2004 Denver Annual Meeting (November 7–10, 2004)

Paper No. 1
Presentation Time: 1:30 PM

“I’M A SCIENTIST, NOT A POLITICIAN!”: HOW TO INTEGRATE CRITICAL THINKING ABOUT VALUES INTO A GENERAL EDUCATION GEOLOGY COURSE (& WHY YOU SHOULD)


YACOBUCCI, Margaret M., Department of Geology, Bowling Green State Univ, 190 Overman Hall, Bowling Green, OH 43403, mmyacob@bgnet.bgsu.edu

Bowling Green State University is implementing a program to make critical thinking about values a central, unifying theme of our undergraduate students’ experience. A centerpiece of the BGeXperience is a general education course for first-semester freshmen, taught in small sections, stressing discussion, and focusing on the recognition of values and how they shape academic and public discourse within the course’s subject area. To emphasize the cross-disciplinary nature of the values initiative, courses from a broad range of fields have been included in the BGeXperience. There was initial hesitation, however, to including science courses, as some perceived the sciences to be value-neutral and therefore not a good fit to the BGeXperience goals.

Fortunately, this initial resistance was overcome. Indeed, science provides rich material for discussing values in the classroom. Science is performed by human beings who make research decisions based in part on their own value preferences. Scientific discoveries have human consequences that every citizen must confront. The scientific process itself is grounded in the ethics of its participants. I would argue that a critical exploration of values within scientific disciplines should be considered part of a science course’s core content, not an “extra” or “gimmick.”

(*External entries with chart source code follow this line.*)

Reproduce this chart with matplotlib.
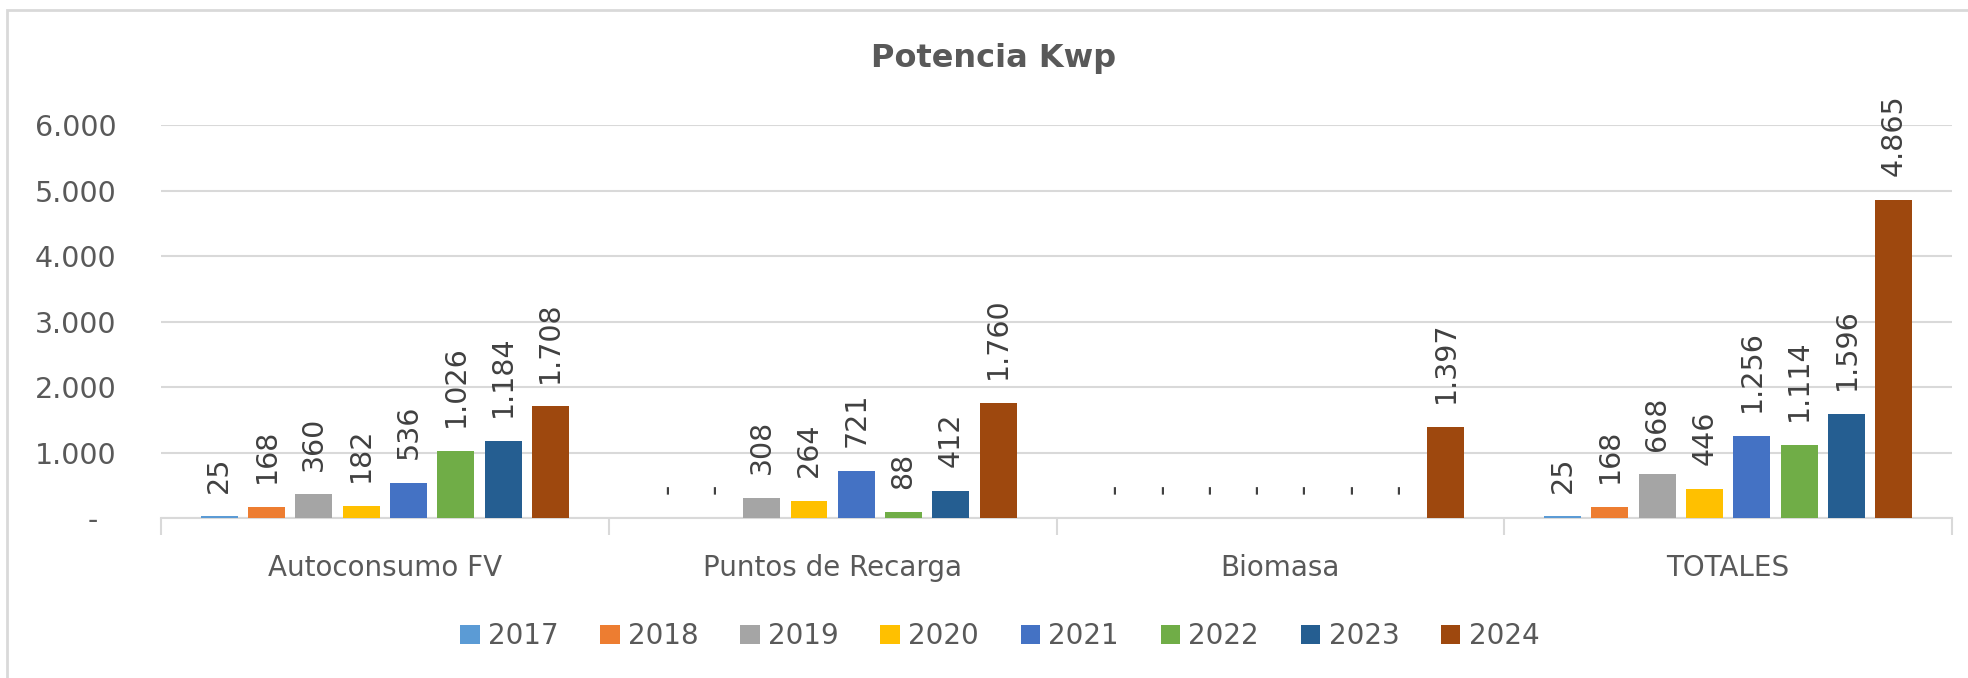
import matplotlib.pyplot as plt
from matplotlib.patches import Rectangle

categories = ['Autoconsumo FV', 'Puntos de Recarga', 'Biomasa', 'TOTALES']
years = ['2017', '2018', '2019', '2020', '2021', '2022', '2023', '2024']

# values per year, one per category
v2017 = [25, 0, 0, 25]
v2018 = [168, 0, 0, 168]
v2019 = [360, 308, 0, 668]
v2020 = [182, 264, 0, 446]
v2021 = [536, 721, 0, 1256]
v2022 = [1026, 88, 0, 1114]
v2023 = [1184, 412, 0, 1596]
v2024 = [1708, 1760, 1397, 4865]
series = [v2017, v2018, v2019, v2020, v2021, v2022, v2023, v2024]

colors = ['#5B9BD5', '#ED7D31', '#A5A5A5', '#FFC000',
          '#4472C4', '#70AD47', '#255E91', '#9E480E']

def fmt(v):
    if v == 0:
        return '-'
    return f'{v:,}'.replace(',', '.')

fig = plt.figure(figsize=(19.68, 6.78), dpi=100)
ax = fig.add_axes([0.0818, 0.236, 0.9101, 0.579])

pitch = 0.1056
width = 0.0826
x = range(len(categories))
for i, (yr, vals, c) in enumerate(zip(years, series, colors)):
    xs = [k + (i - 3.5) * pitch for k in x]
    ax.bar(xs, vals, width=width, color=c, label=yr, zorder=3)
    for xx, v in zip(xs, vals):
        ax.annotate(fmt(v), (xx, v), xytext=(0, 17), textcoords='offset points',
                    rotation=90, ha='center', va='bottom', fontsize=20.5,
                    color='#404040', zorder=4)

ax.set_xlim(-0.5, 3.5)
ax.set_ylim(0, 6000)
yt = [0, 1000, 2000, 3000, 4000, 5000, 6000]
ax.set_yticks(yt)
ax.set_yticklabels(['-  '] + [fmt(v) for v in yt[1:]], fontsize=20.5, color='#595959')
ax.tick_params(axis='y', length=0, pad=32)
ax.grid(axis='y', color='#D9D9D9', linewidth=1.5, zorder=0)

ax.set_xticks([-0.5, 0.5, 1.5, 2.5, 3.5])
ax.set_xticklabels([])
ax.tick_params(axis='x', which='major', length=12, width=1.5, color='#D9D9D9')
ax.set_xticks(list(x), minor=True)
ax.set_xticklabels(categories, minor=True, fontsize=20, color='#595959')
ax.tick_params(axis='x', which='minor', length=0, pad=26)

for s in ['top', 'right', 'left']:
    ax.spines[s].set_visible(False)
ax.spines['bottom'].set_color('#D9D9D9')
ax.spines['bottom'].set_linewidth(1.5)

fig.text(0.505, 0.913, 'Potencia Kwp', ha='center', va='center',
         fontsize=23, fontweight='bold', color='#595959')

fig.legend(loc='center', bbox_to_anchor=(0.508, 0.062), ncol=8, frameon=False,
           fontsize=20, handlelength=0.7, handleheight=0.7, handletextpad=0.3,
           columnspacing=1.5, labelcolor='#595959')

# chart border (right and bottom edges fall outside the image)
fig.patches.append(Rectangle((7 / 1968, -0.05), 1.1, 1.05 - 10 / 678 + 0.0,
                             transform=fig.transFigure, fill=False,
                             edgecolor='#D9D9D9', linewidth=2))

fig.savefig('out.png', dpi=100)
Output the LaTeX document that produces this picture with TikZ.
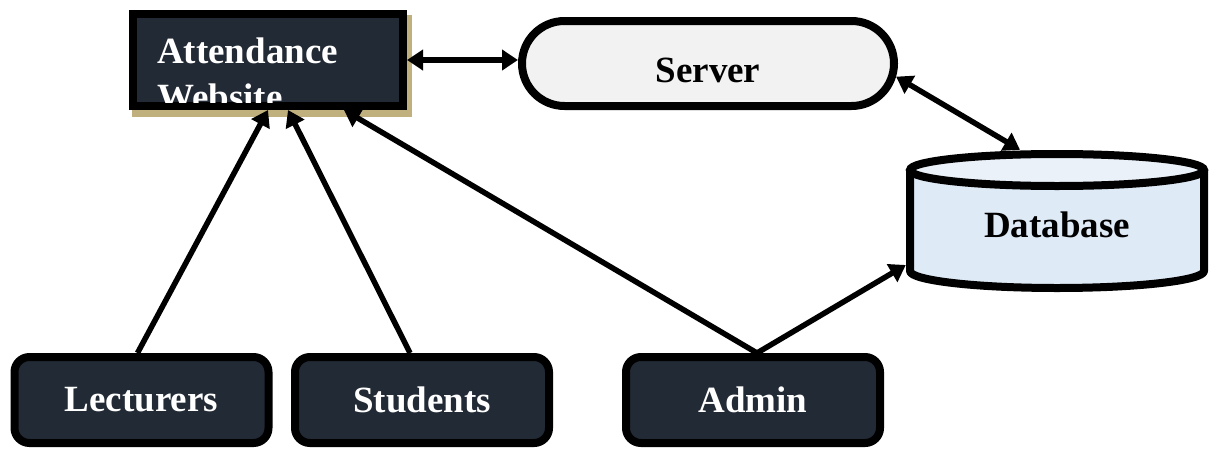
\documentclass[tikz,border=0pt]{standalone}
\usepackage{fontspec}
\setmainfont{Liberation Serif}
\usetikzlibrary{arrows.meta,shapes.misc}

\definecolor{slate}{HTML}{222A35}
\definecolor{srvfill}{HTML}{F2F2F2}
\definecolor{dbbody}{HTML}{DEEAF6}
\definecolor{dbcap}{HTML}{EAF1F9}
\definecolor{shadowtan}{HTML}{BFB07E}

\begin{document}
\begin{tikzpicture}[x=1pt,y=-1pt,
  lbl/.style={font=\fontsize{37}{46}\selectfont\bfseries},
  darkbox/.style={draw=black,line width=8pt,fill=slate,text=white,lbl,
    rounded corners=15pt,minimum width=254pt,minimum height=86pt,inner sep=0pt},
  tip/.tip={Triangle[length=16pt,width=20pt]},
  link/.style={line width=5.5pt,-tip},
  dlink/.style={line width=5.5pt,tip-tip}]

\useasboundingbox (0,0) rectangle (1210,450);

% website box with its drop shadow and clipped caption
\fill[shadowtan] (132,15) rectangle (412,117);
\node[draw=black,line width=8pt,fill=slate,minimum width=270pt,
  minimum height=92pt,inner sep=0pt] (web) at (268,60) {};
\begin{scope}
  \clip (137,18) rectangle (399,102);
  % base anchor of a two-line node sits on the last line
  \node[lbl,text=white,align=left,inner sep=0pt,anchor=base west]
    (webtxt) at (157,109) {Attendance\\Website};
\end{scope}

% server
\node[rounded rectangle,draw=black,line width=8pt,fill=srvfill,
  minimum width=372pt,minimum height=85pt,inner sep=0pt,lbl,
  text height=37pt,text depth=0pt] (srv) at (708,63.5) {Server};

% database cylinder
\fill[dbbody] (910,170) -- (910,271)
  arc[start angle=180,end angle=0,x radius=147,y radius=17]
  -- (1204,170) -- cycle;
\fill[dbcap] (1057,170) ellipse[x radius=147,y radius=16];
\draw[line width=8pt,line join=round] (910,170) -- (910,271)
  arc[start angle=180,end angle=0,x radius=147,y radius=17]
  -- (1204,170);
\draw[line width=8pt] (1057,170) ellipse[x radius=147,y radius=16];
\node[lbl,minimum width=302pt,minimum height=142pt,inner sep=0pt,
  text height=32pt,text depth=0pt] (db) at (1057,221) {Database};

% users
\node[darkbox] (lec) at (141.5,400) {Lecturers};
\node[darkbox] (stu) at (422,400) {Students};
\node[darkbox] (adm) at (753,400) {Admin};

% connectors
\draw[dlink] (web.east) -- (srv.west |- web.east);
\draw[dlink] (srv.-4.5) -- ([xshift=-37pt]db.north);
\draw[link] ([xshift=-4pt]lec.north) -- (web.south);
\draw[link] ([xshift=-12pt]stu.north) -- ([xshift=20pt]web.south);
\draw[link] ([xshift=4pt]adm.north) -- ([xshift=76pt]web.south);
\draw[link] ([xshift=4pt]adm.north) -- ([yshift=-44pt]db.west);
\end{tikzpicture}
\end{document}
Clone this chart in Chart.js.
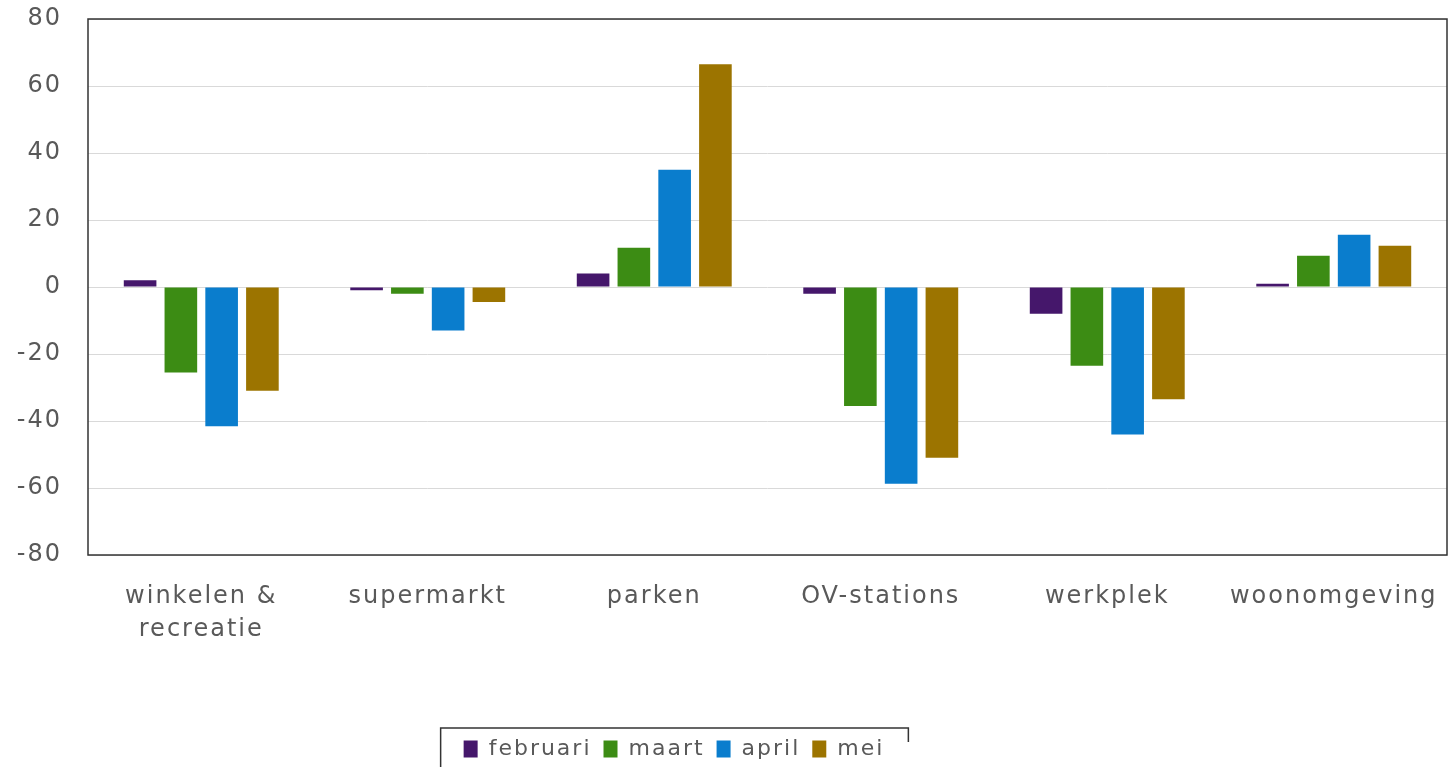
<!DOCTYPE html>
<html>
<head>
<meta charset="utf-8">
<script src="https://cdn.jsdelivr.net/npm/chart.js@4"></script>
<style>
  body { margin: 0; background: #fff; }
</style>
</head>
<body>
<canvas id="myChart" width="1449" height="767"></canvas>
<script>
const categories = [['winkelen &', 'recreatie'], 'supermarkt', 'parken', 'OV-stations', 'werkplek', 'woonomgeving'];
const februari = [2, -1, 4, -2, -8, 1];
const maart = [-25.5, -2, 11.7, -35.5, -23.5, 9.3];
const april = [-41.6, -13, 35, -58.7, -44, 15.6];
const mei = [-31, -4.5, 66.5, -51, -33.5, 12.3];
const yTicks = [-80, -60, -40, -20, 0, 20, 40, 60, 80];

const textColor = '#595959';

function getColor(month) {
    if (month === 'februari') return '#45176b';
    if (month === 'maart') return '#3c8c14';
    if (month === 'april') return '#0a7dcd';
    if (month === 'mei') return '#9c7400';
}

const series = { februari, maart, april, mei };

// letter spacing + frame around plot and legend
const decor = {
    id: 'decor',
    beforeLayout(chart) { chart.ctx.letterSpacing = '2px'; },
    afterLayout(chart) {
        const lg = chart.legend;
        lg.left = 0;
        lg.right = 1348;
        lg.top += 3;
        lg.bottom += 3;
    },
    beforeDraw(chart) { chart.ctx.letterSpacing = '2px'; },
    afterDraw(chart) {
        const ctx = chart.ctx;
        const a = chart.chartArea;
        ctx.save();
        ctx.strokeStyle = '#333';
        ctx.lineWidth = 1.5;
        ctx.strokeRect(a.left, a.top, a.right - a.left, a.bottom - a.top);
        const hb = chart.legend.legendHitBoxes;
        if (hb.length) {
            const last = hb[hb.length - 1];
            const x0 = hb[0].left - 23;
            const x1 = last.left + last.width + 24;
            const y0 = hb[0].top - 10;
            ctx.beginPath();
            ctx.moveTo(x0, chart.height + 5);
            ctx.lineTo(x0, y0);
            ctx.lineTo(x1, y0);
            ctx.lineTo(x1, y0 + 14);
            ctx.stroke();
        }
        ctx.restore();
    }
};

new Chart(document.getElementById('myChart').getContext('2d'), {
    type: 'bar',
    data: {
        labels: categories,
        datasets: Object.keys(series).map(name => ({
            label: name,
            data: series[name],
            backgroundColor: getColor(name),
            borderWidth: 0,
            categoryPercentage: 0.72,
            barPercentage: 0.8
        }))
    },
    options: {
        responsive: false,
        animation: false,
        layout: { padding: { left: 0, right: 2, top: 2, bottom: 0 } },
        plugins: {
            tooltip: { enabled: false },
            legend: {
                position: 'bottom',
                labels: {
                    color: textColor,
                    font: { family: 'DejaVu Sans', size: 22 },
                    boxWidth: 14,
                    boxHeight: 17,
                    padding: 12
                }
            }
        },
        scales: {
            x: {
                grid: { display: false },
                border: { display: false },
                ticks: {
                    color: textColor,
                    font: { family: 'DejaVu Sans', size: 24, lineHeight: 1.35 },
                    padding: 18,
                    maxRotation: 0,
                    autoSkip: false
                },
                afterFit(scale) {
                    scale.height = 168;
                    scale.paddingLeft = 0;
                    scale.paddingRight = 0;
                }
            },
            y: {
                min: -80,
                max: 80,
                afterBuildTicks(scale) { scale.ticks = yTicks.map(v => ({ value: v })); },
                grid: { color: '#d9d9d9', lineWidth: 1, drawTicks: false },
                border: { display: false },
                ticks: {
                    color: textColor,
                    font: { family: 'DejaVu Sans', size: 24 },
                    padding: 26
                },
                afterFit(scale) {
                    scale.width = 88;
                    scale.paddingTop = 19;
                    scale.paddingBottom = 0;
                }
            }
        }
    },
    plugins: [decor]
});
</script>
</body>
</html>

In my historical geology course, we focused on several values-laden issues, including global climate change, evolution-creationism, Mars exploration, gradualism versus catastrophism, the commercialization of vertebrate fossils, and the cloning of extinct animals. At the end of the course, students indicated that the discussions and assignments about these real-world controversies greatly increased their interest in the geological topics we covered. Students left the class with a better sense of how scientists actually do their work, and of the non-scientific factors that affect scientific inquiry. They appreciated the way the course put a human face on science. Students also gained practice in how to critically evaluate and defend a position, distinguish between opinions and supported arguments, provide justifications for their own value choices, and make informed decisions based both on scientific information and consideration of the social consequences of their actions.